The northern great plains cover 180 million acres in Montana, Nebraska, North Dakota, South Dakota, Wyoming, Alberta, and Saskatchewan. It’s one of only four large expanses of temperate grasslands remaining on the planet.
The prairies of the NGP evolved as home to grazing animals such as bison, which pruned the stems and aerated and fertilized the soil. With these animals gone, something else has to fill that niche, says Labbe, or else erosion will increase, and invasive plants will take over. “Cattle aren’t the answer everywhere—the Amazon, for example—but here in the NGP, cattle fill that niche and help keep the grasslands healthy,” she says.

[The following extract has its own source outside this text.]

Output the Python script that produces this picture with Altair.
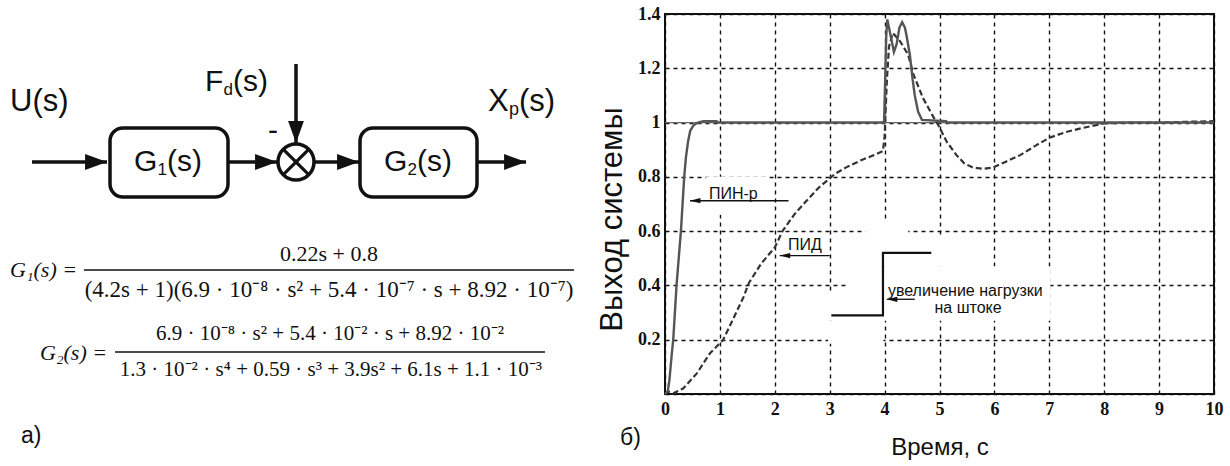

The cattle industry does have an environmental impact, Labbe says, including the climate impacts of the methane that cows emit as they digest food. But in the NGP, cattle are better than the alternative: A 2019 WWF analysis found that per acre, emissions associated with cattle production in the NGP are significantly lower than those associated with row-crop agriculture (corn, soy, and wheat) in the same region. Converting the grasslands of the NGP to crops—which happened at an average rate of over 1.5 million acres per year from 2010 to 2017, comparable to the rate at which forests were being felled in the Brazilian Amazon—would be equivalent to putting more than 65 million vehicles on the road for a year. Done right, ranching can help preserve biodiversity while minimizing its own environmental footprint.
For the Sexsons and others, ranching done right means concentrating grazing in carefully prescribed areas and moving cattle frequently to give grasslands time to regrow, increasing water absorption into the soil. It’s a labor-intensive process; the aim is to optimize the condition of the land, not simply maximize beef production. “Our goal is denser, more diverse grasslands,” says Ryan Sexson. “It’s not just about grazing. This land has got to last for generations.”
Sexson serves on the board of the Nebraska Grazing Lands Coalition, which WWF has been working with since 2012 through its Sustainable Ranching Initiative. Throughout the NGP, WWF has provided funding and advice for programs such as range monitoring, developing software for grazing management, and teaching techniques like rotational grazing. Efforts also include fighting invasive plants like leafy spurge.
Ranchers implement a wide variety of management strategies across the NGP, says Labbe: “It’s really a spectrum. At one end, it’s so well managed, you have full ecological function. Then we have a lot of people in the middle. They’re still doing great things.” But even with bad management, she says, when it comes to wildlife, grass is still better than cornfields, and the fact is that different species prefer different habitats—from bare ground to tallgrass. WWF’s goal is to help encourage progress toward the optimal end of the management spectrum, without ignoring the value of even modest improvements.